Breakfast consists of painted boiled eggs, or coddled ones for grown ups.

We will eat a Simnel cake at tea time, a traditional Easter cake but also my all-time-favourite (We had it at my wedding in Golden Gate Park). It is a spiced fruit cake decorated with 11 balls of baked marzipan (to symbolise the apostles minus Judas).

A tradition we added in California is to cook and eat the Easter bunny. Kids often found the irony delightfully macabre, but I just like cooking rabbit and they sure are plentiful round here. Where we now live is nicknamed England's 'poacher country'.

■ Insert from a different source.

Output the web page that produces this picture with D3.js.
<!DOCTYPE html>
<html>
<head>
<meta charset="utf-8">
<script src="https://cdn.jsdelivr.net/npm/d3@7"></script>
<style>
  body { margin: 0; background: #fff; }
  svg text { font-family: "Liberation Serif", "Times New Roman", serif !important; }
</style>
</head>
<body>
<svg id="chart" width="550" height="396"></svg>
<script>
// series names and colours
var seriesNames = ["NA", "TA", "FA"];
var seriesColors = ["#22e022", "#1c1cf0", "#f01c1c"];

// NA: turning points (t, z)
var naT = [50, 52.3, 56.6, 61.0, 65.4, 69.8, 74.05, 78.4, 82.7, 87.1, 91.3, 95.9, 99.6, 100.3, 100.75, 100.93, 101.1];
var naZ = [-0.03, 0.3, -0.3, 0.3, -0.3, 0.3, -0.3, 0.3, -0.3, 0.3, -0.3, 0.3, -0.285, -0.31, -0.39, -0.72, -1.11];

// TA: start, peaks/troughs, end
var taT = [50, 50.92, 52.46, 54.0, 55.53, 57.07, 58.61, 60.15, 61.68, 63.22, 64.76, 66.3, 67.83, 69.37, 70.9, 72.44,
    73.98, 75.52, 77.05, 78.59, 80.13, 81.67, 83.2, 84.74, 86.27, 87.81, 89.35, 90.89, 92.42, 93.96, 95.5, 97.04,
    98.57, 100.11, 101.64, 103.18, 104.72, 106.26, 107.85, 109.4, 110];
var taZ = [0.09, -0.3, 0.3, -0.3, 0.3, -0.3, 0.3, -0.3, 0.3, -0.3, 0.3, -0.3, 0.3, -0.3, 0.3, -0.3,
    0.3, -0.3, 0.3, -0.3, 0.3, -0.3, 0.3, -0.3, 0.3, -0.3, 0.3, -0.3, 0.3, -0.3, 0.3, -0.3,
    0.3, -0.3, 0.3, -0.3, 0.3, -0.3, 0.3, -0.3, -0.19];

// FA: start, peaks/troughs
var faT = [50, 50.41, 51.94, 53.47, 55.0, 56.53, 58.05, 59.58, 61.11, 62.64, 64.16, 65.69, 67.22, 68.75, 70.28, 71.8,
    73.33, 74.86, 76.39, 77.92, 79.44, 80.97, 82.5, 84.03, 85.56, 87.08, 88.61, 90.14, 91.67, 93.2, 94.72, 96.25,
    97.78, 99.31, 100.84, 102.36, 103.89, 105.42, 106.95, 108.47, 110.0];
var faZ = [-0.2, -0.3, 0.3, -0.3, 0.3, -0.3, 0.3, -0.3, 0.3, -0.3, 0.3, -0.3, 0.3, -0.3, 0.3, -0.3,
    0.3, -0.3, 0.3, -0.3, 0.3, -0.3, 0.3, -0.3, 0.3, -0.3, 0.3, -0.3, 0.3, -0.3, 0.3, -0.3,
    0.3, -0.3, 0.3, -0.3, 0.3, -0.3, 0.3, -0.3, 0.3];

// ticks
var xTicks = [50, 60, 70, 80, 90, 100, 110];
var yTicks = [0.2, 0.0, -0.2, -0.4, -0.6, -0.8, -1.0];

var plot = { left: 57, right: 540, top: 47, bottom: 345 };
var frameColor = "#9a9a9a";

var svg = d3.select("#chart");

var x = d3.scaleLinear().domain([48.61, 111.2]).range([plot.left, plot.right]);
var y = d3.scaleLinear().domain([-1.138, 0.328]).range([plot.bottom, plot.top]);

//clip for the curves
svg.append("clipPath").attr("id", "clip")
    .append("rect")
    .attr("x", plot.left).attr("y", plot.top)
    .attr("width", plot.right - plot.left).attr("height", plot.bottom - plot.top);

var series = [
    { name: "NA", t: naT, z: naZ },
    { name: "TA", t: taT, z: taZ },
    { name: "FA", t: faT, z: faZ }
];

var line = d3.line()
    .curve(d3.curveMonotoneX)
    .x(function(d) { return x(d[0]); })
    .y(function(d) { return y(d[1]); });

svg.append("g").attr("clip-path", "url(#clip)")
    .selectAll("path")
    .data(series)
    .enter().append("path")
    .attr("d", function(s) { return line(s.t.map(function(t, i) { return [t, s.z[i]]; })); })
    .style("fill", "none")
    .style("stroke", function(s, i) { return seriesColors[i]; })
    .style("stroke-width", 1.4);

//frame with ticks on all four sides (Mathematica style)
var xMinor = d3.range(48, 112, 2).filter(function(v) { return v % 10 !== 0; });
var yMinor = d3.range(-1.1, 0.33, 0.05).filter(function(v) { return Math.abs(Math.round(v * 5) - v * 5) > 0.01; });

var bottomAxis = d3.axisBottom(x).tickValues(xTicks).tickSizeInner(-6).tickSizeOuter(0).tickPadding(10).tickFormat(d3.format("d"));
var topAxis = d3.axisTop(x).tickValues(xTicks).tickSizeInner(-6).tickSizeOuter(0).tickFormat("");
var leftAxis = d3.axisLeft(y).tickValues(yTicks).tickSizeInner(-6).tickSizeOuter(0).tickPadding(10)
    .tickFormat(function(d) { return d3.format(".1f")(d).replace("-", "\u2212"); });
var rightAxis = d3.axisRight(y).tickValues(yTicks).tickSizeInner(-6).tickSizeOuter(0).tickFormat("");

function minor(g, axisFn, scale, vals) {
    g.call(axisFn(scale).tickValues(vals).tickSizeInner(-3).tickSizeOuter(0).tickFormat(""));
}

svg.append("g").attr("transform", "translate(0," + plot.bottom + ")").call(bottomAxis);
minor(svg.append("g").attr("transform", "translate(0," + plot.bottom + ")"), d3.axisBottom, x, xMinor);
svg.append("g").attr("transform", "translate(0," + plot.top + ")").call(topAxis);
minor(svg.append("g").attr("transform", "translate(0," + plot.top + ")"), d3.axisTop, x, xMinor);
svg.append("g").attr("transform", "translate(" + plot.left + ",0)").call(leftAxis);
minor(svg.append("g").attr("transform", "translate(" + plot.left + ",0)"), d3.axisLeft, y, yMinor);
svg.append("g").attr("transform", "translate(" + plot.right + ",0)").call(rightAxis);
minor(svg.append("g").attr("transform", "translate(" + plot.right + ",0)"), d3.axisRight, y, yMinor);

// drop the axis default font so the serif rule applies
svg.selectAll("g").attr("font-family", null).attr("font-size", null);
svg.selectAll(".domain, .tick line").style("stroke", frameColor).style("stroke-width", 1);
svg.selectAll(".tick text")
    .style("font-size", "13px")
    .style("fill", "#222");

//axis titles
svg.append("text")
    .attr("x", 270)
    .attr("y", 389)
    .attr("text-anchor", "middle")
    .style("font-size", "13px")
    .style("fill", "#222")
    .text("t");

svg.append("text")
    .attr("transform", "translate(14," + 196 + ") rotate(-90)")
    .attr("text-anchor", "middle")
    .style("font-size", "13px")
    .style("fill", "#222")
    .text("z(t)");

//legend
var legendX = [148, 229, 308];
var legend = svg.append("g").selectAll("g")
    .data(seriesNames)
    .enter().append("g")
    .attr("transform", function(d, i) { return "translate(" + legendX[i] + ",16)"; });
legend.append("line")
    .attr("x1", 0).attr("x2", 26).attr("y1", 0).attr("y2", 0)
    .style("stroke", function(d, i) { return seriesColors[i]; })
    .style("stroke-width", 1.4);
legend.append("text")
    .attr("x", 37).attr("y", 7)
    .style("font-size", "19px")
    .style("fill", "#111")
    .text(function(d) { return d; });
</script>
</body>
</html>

The day is rounded off with Apple Howling, a tradition of waking up the fruit-trees to get their buds to open. Fires are burned (ideally burning arrows are shot through the branches), alcohol is slopped onto the tree-trunks, songs are sung around the trees and general mayhem ensues.

Easter, for me, is a celebration of awakening fertility and rebirth after the introspection of winter- is it any wonder that both of my babies are born nine months later, only a couple of weeks apart, Spring fever doesn't just hit the birds! I have a festivals trunk with boxes of bits for each season's celebrations. So many of us loved the annual ritual of getting out the Chrismas decorations, fondly remembering the ornaments gathered over a lifetime. Why not provide the same rich experience for our children throughout the year? It can only help them to recognise the passage of time, the value of ritual, and our place in this spiral of life.